Emperadores desnudos
Ocurren a diario despropósitos como que Europa decida de repente saltarse las propias normas. La burla sostenida frente al sufrimiento genera una incredulidad paralizante
Son tiempos de incredulidades. Parece que la única reacción razonable ante muchas de las noticias que ocupan nuestra actualidad es la boca abierta. ¿Cómo puede ser? ¿Cómo es posible, por ejemplo, que Europa acuerde saltarse sus propias normas y los derechos fundamentales para no aceptar a los refugiados sirios, ese rostro de lo que fuimos nosotros tantas veces en el siglo XX? Esta semana descubríamos que en el acuerdo entre Turquía y la Unión Europea, nuestros gobernantes decidían ignorar la Convención de Ginebra y eliminar la posibilidad de pedir asilo en la UE, pagando millones de euros a Turquía para poder mirar para otro lado.
Curiosamente, la Europa en la que partidos de extrema derecha y con un discurso racista atrapan más del 20% de los votos en varios países, mira con superioridad moral a unos Estados Unidos fascinados con Donald Trump. Con tanta viga en el ojo propio resulta difícil señalar con credibilidad la paja en el ajeno. Nuestro emperador va desnudo, pero en lugar de gritarlo por los balcones insistimos en frotarnos la mirada, confiando en que la próxima vez que fijemos la vista las cosas hayan cambiado. Optimismo del intelecto sin atisbo de voluntad.
Más cerca, vemos cómo el tercio de la población española en riesgo de pobreza o exclusión social permanece inalterable mientras remontan los precios de la vivienda y los artículos de consumo. En esta cuesta de enero eterna (¡siete años ya de crisis!), la actualidad permanece secuestrada por los pactos en las alturas, los combates de testosterona y un hilo musical insoportable que suelta sin cesar casos de corrupción y saqueo de lo público para rellenar bolsillos privados. Pero hasta aquí todo bien, insisten.
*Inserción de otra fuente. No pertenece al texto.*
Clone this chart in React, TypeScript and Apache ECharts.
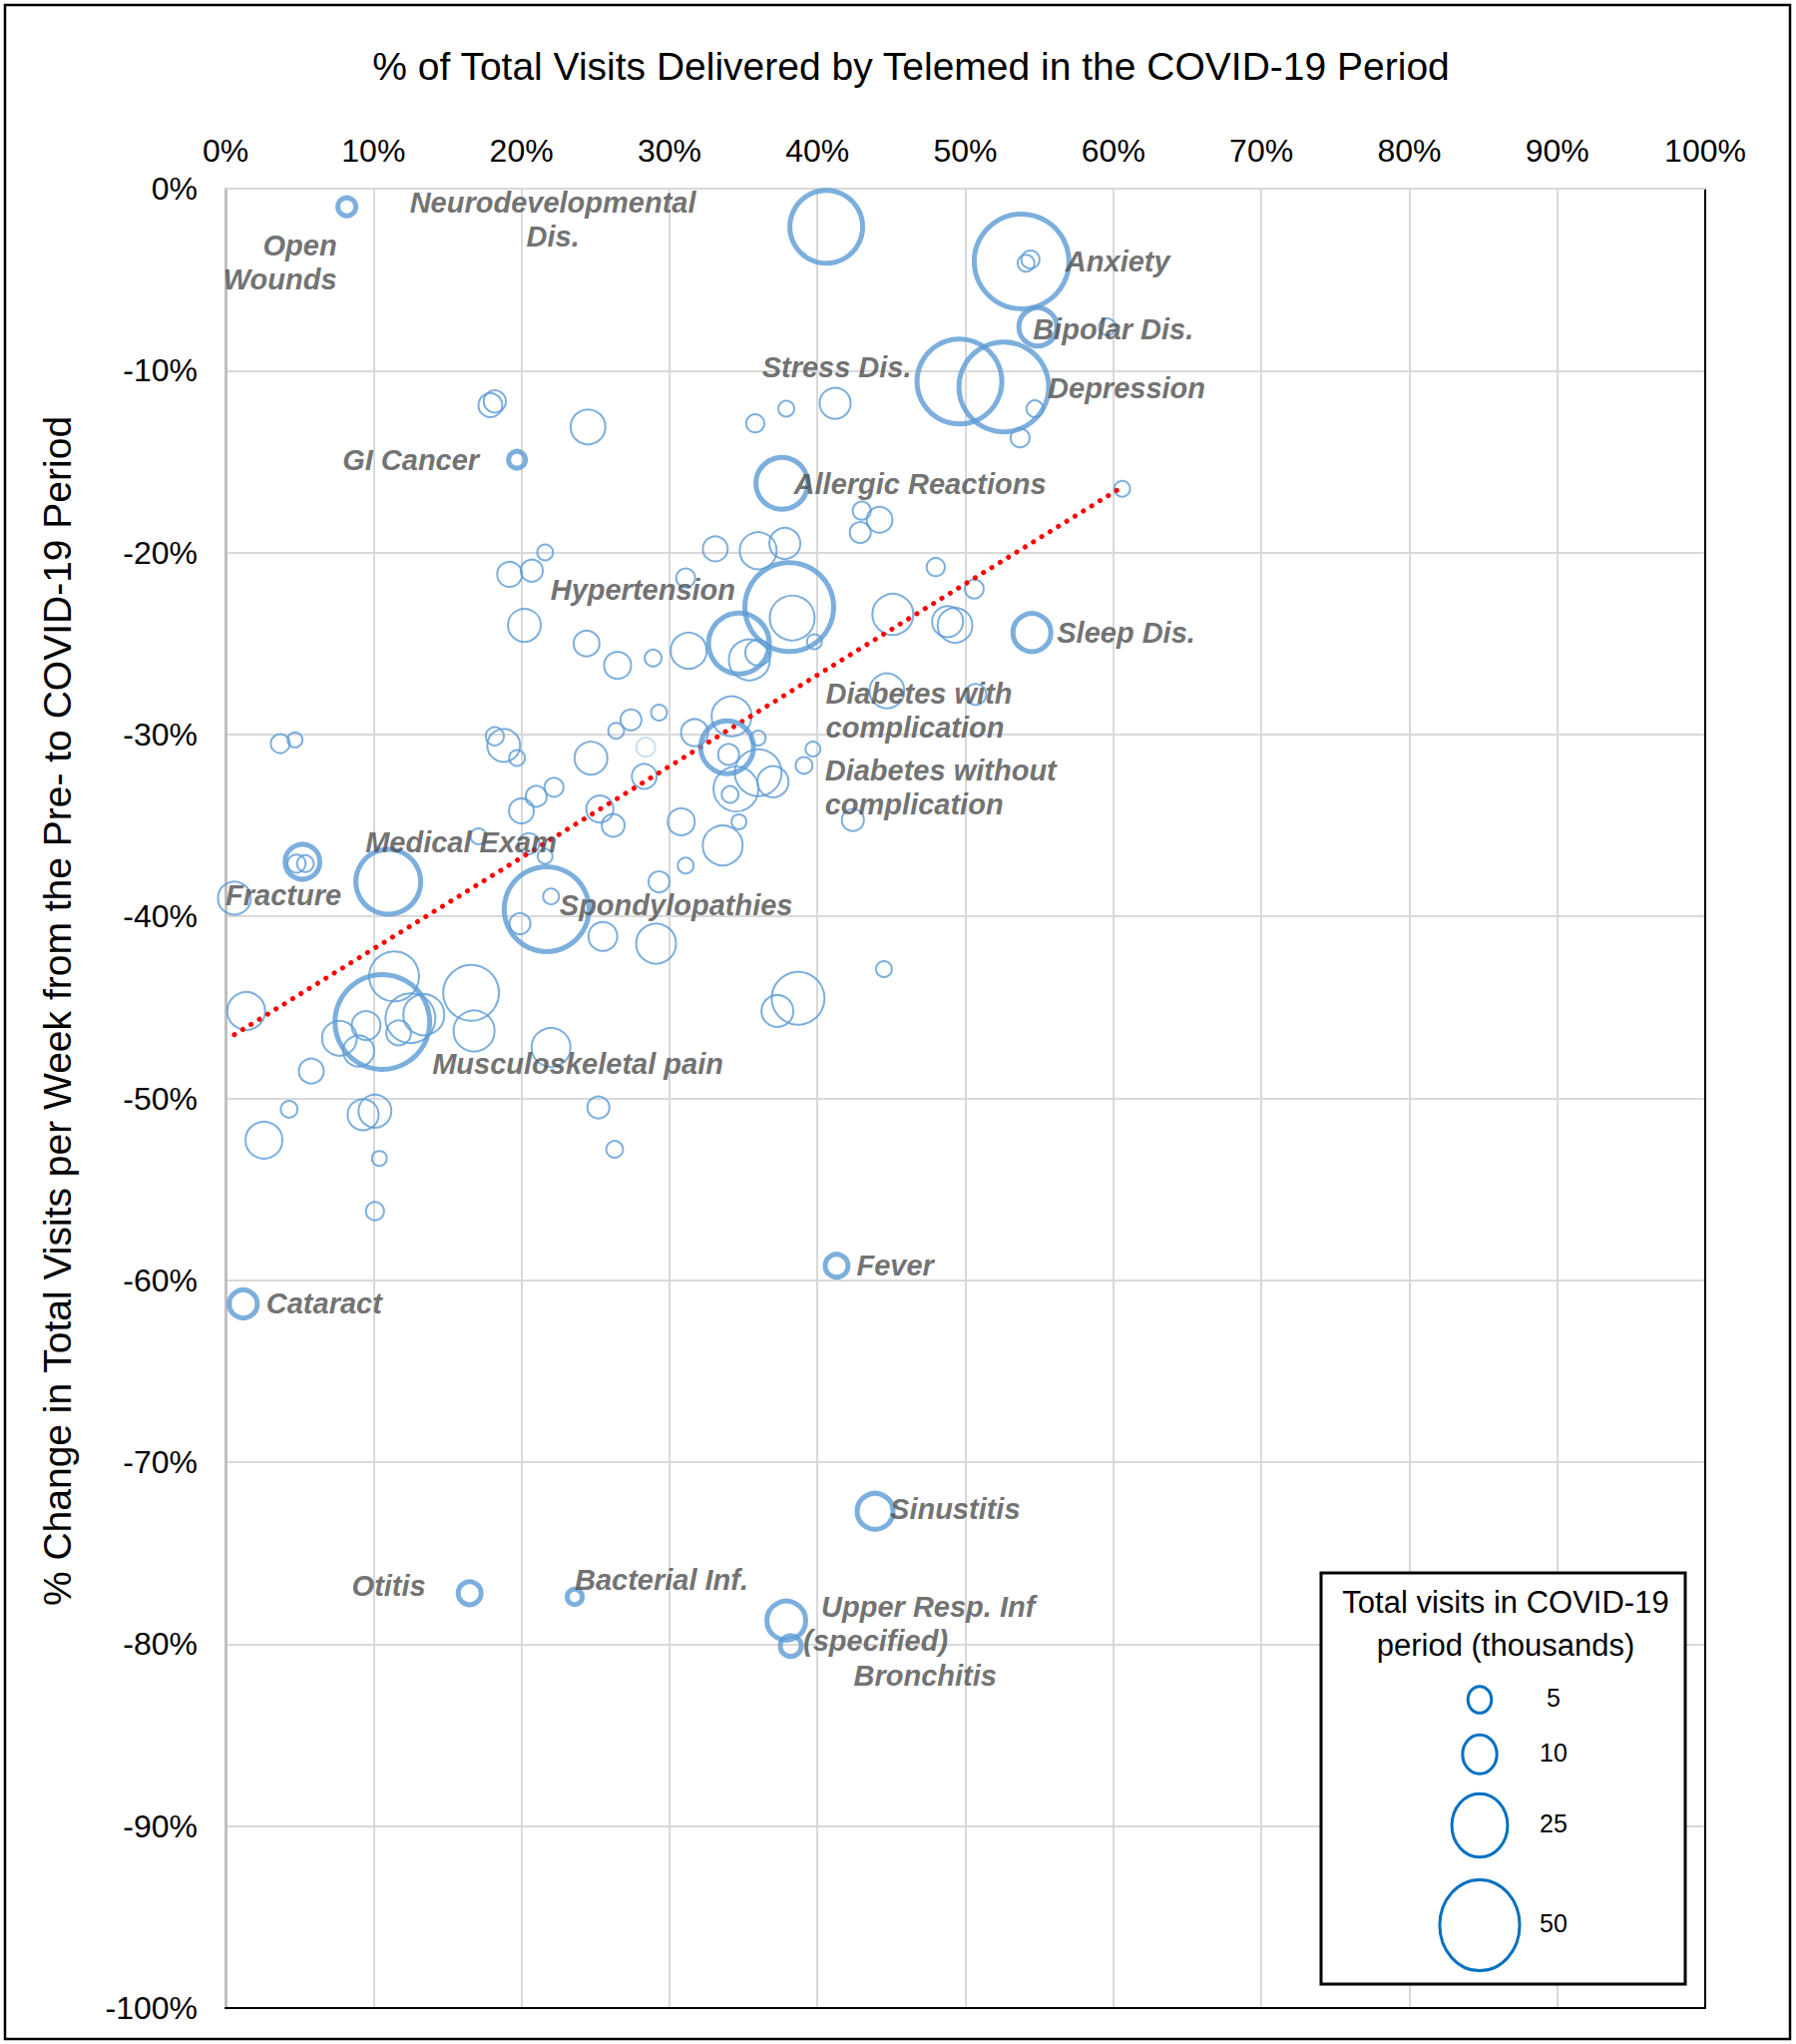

El emperador no va desnudo, es que tiene calor y ha decidido salir a lucirse al natural, entre los aplausos de los que siempre preferirán arrimarse al árbol que conocen que apostar por untar a las semillas de lo nuevo. Más vale malo conocido. En las orillas del espectáculo, los de la boca abierta no dan crédito. ¿Cómo puede ser?
A la vuelta de la esquina, algunos deciden cambiar el decorado de la obra de teatro que representan desde 2012 sin levantar sospecha alguna. Los independentistas que ayer contaban en la trinchera enemiga a quien dudara de “la voluntad del pueblo” y sus representantes, se acercan hoy a figuras mitológicas condenadas durante meses como el referéndum a la escocesa o el federalismo. Sin despeinarse, los que ayer forzaron alianzas en base al eje nacional por el bien de una independencia que se prometía inmediata (“las últimas elecciones de la Catalunya autonómica”) hoy recuperan a sus aliados naturales para aprobar presupuestos, mantener privilegios y apuntalar un statu quo que jamás dejó de ser prioritario. Que cambie todo para que no cambie nada. Al emperador no le tapa ya ni la estelada.
En el cuento de Hans Christian Andersen El traje nuevo del emperador, cuando el monarca sale a la calle con una tela invisible para los estúpidos, un niño rompe el hechizo y rebela lo que todos ven pero nadie se atreve a expresar, que el emperador va desnudo, y que decirlo no es de estúpidos, sino de lúcidos. En el cuento, basta un bocado de realidad, una verdad, para romper el hechizo y empoderar a los de la boca abierta. Basta un niño para que en un ejercicio de empatía social todos digan basta al timo. Y ¿cómo podría ser de otra forma? ¿Se imaginan un cuento en el que el emperador fuera desnudo y ante la evidencia y la denuncia la mayoría se limitara a mirar hacia otro lado, a hacer como que no pasa nada, incapaces de enfrentarse a su propio ridículo?
Sin embargo, este extremo, imposible de incorporar en ningún cuento para niños y niñas (¡inténtenlo!), es una de las más certeras y más trágicas imágenes que ilustran el momento actual. Ante el despropósito, la incredulidad paralizante. Ante la burla sostenida frente al sufrimiento, los ojos cerrados. Ante la tomadura de pelo, la negación auto-impuesta.
Quizás hará falta un Howard Beale que grite desde los televisores: I am mad as hell and I am not going to take it anymore! O un movimiento de lucidez que tome las urnas para darles la vuelta. O más niños y niñas que nos pregunten lo obvio. Pero algo hará falta, porque esta procesión incansable de emperadores desnudos se hace ya insoportable.
Gemma Galdon es doctora en Políticas Públicas.